● **Problem statement**
Reproduce all the lines below exactly and omit the images.

● **Recorded data**
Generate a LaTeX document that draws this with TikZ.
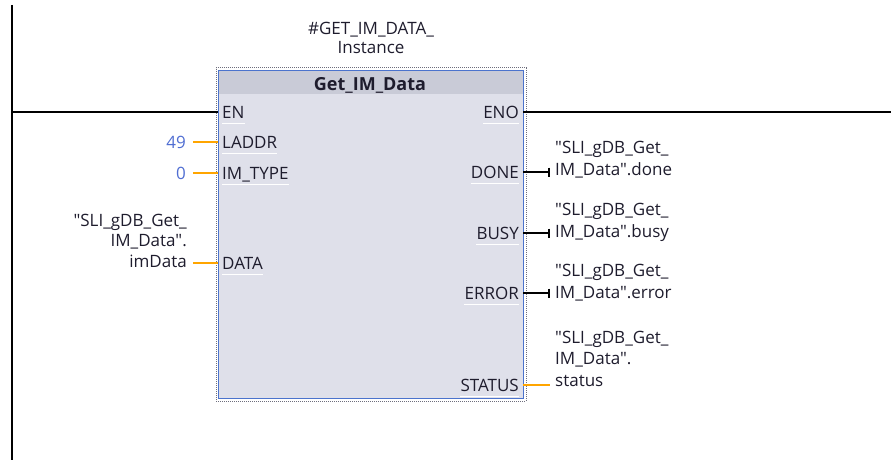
\documentclass[tikz,border=0pt]{standalone}
\usepackage{fontspec}
\setmainfont{Open Sans}[Ligatures=TeXOff]
\usetikzlibrary{arrows.meta}
\definecolor{txt}{RGB}{30,28,45}
\definecolor{numblue}{RGB}{80,110,210}
\definecolor{worange}{RGB}{255,165,0}
\definecolor{bodyfill}{RGB}{223,224,234}
\definecolor{bandfill}{RGB}{201,203,215}
\definecolor{bblue}{RGB}{75,115,205}
\definecolor{dgrey}{RGB}{110,110,125}
\begin{document}
\begin{tikzpicture}[x=1pt,y=-1pt,font=\fontsize{17}{22}\selectfont,
  rail/.style={line width=2.6pt,black},
  wire/.style={line width=2.2pt,black},
  owire/.style={line width=2.2pt,worange},
  tickwire/.style={wire,-{Bar[width=9pt,line width=2.2pt]}},
  pinl/.style={anchor=base west,inner sep=0pt,text=txt},
  pinr/.style={anchor=base east,inner sep=0pt,text=txt},
  numl/.style={anchor=east,inner xsep=7pt,inner ysep=0pt,text=numblue},
  outlab/.style={anchor=base west,inner sep=0pt,align=left,text=txt},
  seprule/.style={white,line width=0.8pt}]
\useasboundingbox (0,0) rectangle (891,460);
% power rail
\coordinate (railtop) at (12,5);
\coordinate (railbot) at (12,460);
\draw[rail] (railtop) -- (railbot);
% instance name
\node[anchor=base,inner sep=0pt,align=center,text=txt,font=\fontsize{17}{19.5}\selectfont] (inst) at (371,54) {\#GET\_IM\_DATA\_\\Instance};
% block
\node[draw=dgrey,densely dotted,line width=1pt,minimum width=310,minimum height=333,anchor=north west,inner sep=0pt] (outer) at (215.5,67.5) {};
\node[fill=bodyfill,draw=bblue,line width=1.4pt,minimum width=305,minimum height=328,anchor=north west,inner sep=0pt] (blk) at (218,70) {};
\node[fill=bandfill,minimum width=303.6,minimum height=23,anchor=north west,inner sep=0pt] (band) at (218.7,70.7) {};
\node[anchor=base,inner sep=0pt,text=txt,font=\fontsize{18}{22}\selectfont\bfseries] (title) at (370,90) {Get\_IM\_Data};
% pin labels
\node[pinl] (en) at (222,118) {EN};
\node[pinl] (laddr) at (222,148.5) {LADDR};
\node[pinl] (imtype) at (222,179) {IM\_TYPE};
\node[pinl] (data) at (222,269.5) {DATA};
\node[pinr] (eno) at (519,118) {ENO};
\node[pinr] (done) at (519,178) {DONE};
\node[pinr] (busy) at (519,239) {BUSY};
\node[pinr] (error) at (519,299.5) {ERROR};
\node[pinr] (status) at (519,391) {STATUS};
\foreach \p in {en,laddr,imtype,data}{
  \draw[seprule] ([yshift=-5pt]\p.base west) -- ([yshift=-5pt]\p.base east);}
\foreach \p in {eno,done,busy,error,status}{
  \draw[seprule] ([yshift=-5pt]\p.base west) -- ([yshift=-5pt]\p.base east);}
% pin connection points
\coordinate (enIn) at (218,112);
\coordinate (laddrIn) at (218,142);
\coordinate (imtypeIn) at (218,173);
\coordinate (dataIn) at (218,263);
\coordinate (enoOut) at (523,112);
\coordinate (doneOut) at (523,172);
\coordinate (busyOut) at (523,233);
\coordinate (errorOut) at (523,293);
\coordinate (statusOut) at (523,385);
% rung
\coordinate (railEN) at (12,112);
\coordinate (rungEnd) at (891,112);
\draw[wire] (railEN) -- (enIn);
\draw[wire] (enoOut) -- (rungEnd);
% inputs
\node[numl] (n49) at (193,142) {49};
\node[numl] (n0) at (193,173) {0};
\draw[owire] (n49.east) -- (laddrIn);
\draw[owire] (n0.east) -- (imtypeIn);
\node[anchor=base east,inner sep=0pt,align=right,text=txt,font=\fontsize{17}{20.5}\selectfont] (dlab) at (187,267) {"SLI\_gDB\_Get\_\\IM\_Data".\\imData};
\coordinate (dataSrc) at (193,263);
\draw[owire] (dataSrc) -- (dataIn);
% outputs
\coordinate (doneEnd) at (550,172);
\coordinate (busyEnd) at (550,233);
\coordinate (errorEnd) at (550,293);
\coordinate (statusEnd) at (550,385);
\draw[tickwire] (doneOut) -- (doneEnd);
\draw[tickwire] (busyOut) -- (busyEnd);
\draw[tickwire] (errorOut) -- (errorEnd);
\draw[owire] (statusOut) -- (statusEnd);
\node[outlab] (doneLab) at (555,175) {"SLI\_gDB\_Get\_\\IM\_Data".done};
\node[outlab] (busyLab) at (555,237) {"SLI\_gDB\_Get\_\\IM\_Data".busy};
\node[outlab] (errorLab) at (555,298) {"SLI\_gDB\_Get\_\\IM\_Data".error};
\node[outlab,font=\fontsize{17}{21.5}\selectfont] (statusLab) at (555,386) {"SLI\_gDB\_Get\_\\IM\_Data".\\status};
\end{tikzpicture}
\end{document}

● **Exercise response**
Generate a LaTeX document that draws this with TikZ.
\documentclass[tikz,border=0pt]{standalone}
\usepackage{fontspec}
\setmainfont{Open Sans}[Ligatures=TeXOff]
\usetikzlibrary{arrows.meta}
\definecolor{txt}{RGB}{30,28,45}
\definecolor{numblue}{RGB}{80,110,210}
\definecolor{worange}{RGB}{255,165,0}
\definecolor{bodyfill}{RGB}{223,224,234}
\definecolor{bandfill}{RGB}{201,203,215}
\definecolor{bblue}{RGB}{75,115,205}
\definecolor{dgrey}{RGB}{110,110,125}
\begin{document}
\begin{tikzpicture}[x=1pt,y=-1pt,font=\fontsize{17}{22}\selectfont,
  rail/.style={line width=2.6pt,black},
  wire/.style={line width=2.2pt,black},
  owire/.style={line width=2.2pt,worange},
  tickwire/.style={wire,-{Bar[width=9pt,line width=2.2pt]}},
  pinl/.style={anchor=base west,inner sep=0pt,text=txt},
  pinr/.style={anchor=base east,inner sep=0pt,text=txt},
  numl/.style={anchor=east,inner xsep=7pt,inner ysep=0pt,text=numblue},
  outlab/.style={anchor=base west,inner sep=0pt,align=left,text=txt},
  seprule/.style={white,line width=0.8pt}]
\useasboundingbox (0,0) rectangle (891,460);
% power rail
\coordinate (railtop) at (12,5);
\coordinate (railbot) at (12,460);
\draw[rail] (railtop) -- (railbot);
% instance name
\node[anchor=base,inner sep=0pt,align=center,text=txt,font=\fontsize{17}{19.5}\selectfont] (inst) at (371,54) {\#GET\_IM\_DATA\_\\Instance};
% block
\node[draw=dgrey,densely dotted,line width=1pt,minimum width=310,minimum height=333,anchor=north west,inner sep=0pt] (outer) at (215.5,67.5) {};
\node[fill=bodyfill,draw=bblue,line width=1.4pt,minimum width=305,minimum height=328,anchor=north west,inner sep=0pt] (blk) at (218,70) {};
\node[fill=bandfill,minimum width=303.6,minimum height=23,anchor=north west,inner sep=0pt] (band) at (218.7,70.7) {};
\node[anchor=base,inner sep=0pt,text=txt,font=\fontsize{18}{22}\selectfont\bfseries] (title) at (370,90) {Get\_IM\_Data};
% pin labels
\node[pinl] (en) at (222,118) {EN};
\node[pinl] (laddr) at (222,148.5) {LADDR};
\node[pinl] (imtype) at (222,179) {IM\_TYPE};
\node[pinl] (data) at (222,269.5) {DATA};
\node[pinr] (eno) at (519,118) {ENO};
\node[pinr] (done) at (519,178) {DONE};
\node[pinr] (busy) at (519,239) {BUSY};
\node[pinr] (error) at (519,299.5) {ERROR};
\node[pinr] (status) at (519,391) {STATUS};
\foreach \p in {en,laddr,imtype,data}{
  \draw[seprule] ([yshift=-5pt]\p.base west) -- ([yshift=-5pt]\p.base east);}
\foreach \p in {eno,done,busy,error,status}{
  \draw[seprule] ([yshift=-5pt]\p.base west) -- ([yshift=-5pt]\p.base east);}
% pin connection points
\coordinate (enIn) at (218,112);
\coordinate (laddrIn) at (218,142);
\coordinate (imtypeIn) at (218,173);
\coordinate (dataIn) at (218,263);
\coordinate (enoOut) at (523,112);
\coordinate (doneOut) at (523,172);
\coordinate (busyOut) at (523,233);
\coordinate (errorOut) at (523,293);
\coordinate (statusOut) at (523,385);
% rung
\coordinate (railEN) at (12,112);
\coordinate (rungEnd) at (891,112);
\draw[wire] (railEN) -- (enIn);
\draw[wire] (enoOut) -- (rungEnd);
% inputs
\node[numl] (n49) at (193,142) {49};
\node[numl] (n0) at (193,173) {0};
\draw[owire] (n49.east) -- (laddrIn);
\draw[owire] (n0.east) -- (imtypeIn);
\node[anchor=base east,inner sep=0pt,align=right,text=txt,font=\fontsize{17}{20.5}\selectfont] (dlab) at (187,267) {"SLI\_gDB\_Get\_\\IM\_Data".\\imData};
\coordinate (dataSrc) at (193,263);
\draw[owire] (dataSrc) -- (dataIn);
% outputs
\coordinate (doneEnd) at (550,172);
\coordinate (busyEnd) at (550,233);
\coordinate (errorEnd) at (550,293);
\coordinate (statusEnd) at (550,385);
\draw[tickwire] (doneOut) -- (doneEnd);
\draw[tickwire] (busyOut) -- (busyEnd);
\draw[tickwire] (errorOut) -- (errorEnd);
\draw[owire] (statusOut) -- (statusEnd);
\node[outlab] (doneLab) at (555,175) {"SLI\_gDB\_Get\_\\IM\_Data".done};
\node[outlab] (busyLab) at (555,237) {"SLI\_gDB\_Get\_\\IM\_Data".busy};
\node[outlab] (errorLab) at (555,298) {"SLI\_gDB\_Get\_\\IM\_Data".error};
\node[outlab,font=\fontsize{17}{21.5}\selectfont] (statusLab) at (555,386) {"SLI\_gDB\_Get\_\\IM\_Data".\\status};
\end{tikzpicture}
\end{document}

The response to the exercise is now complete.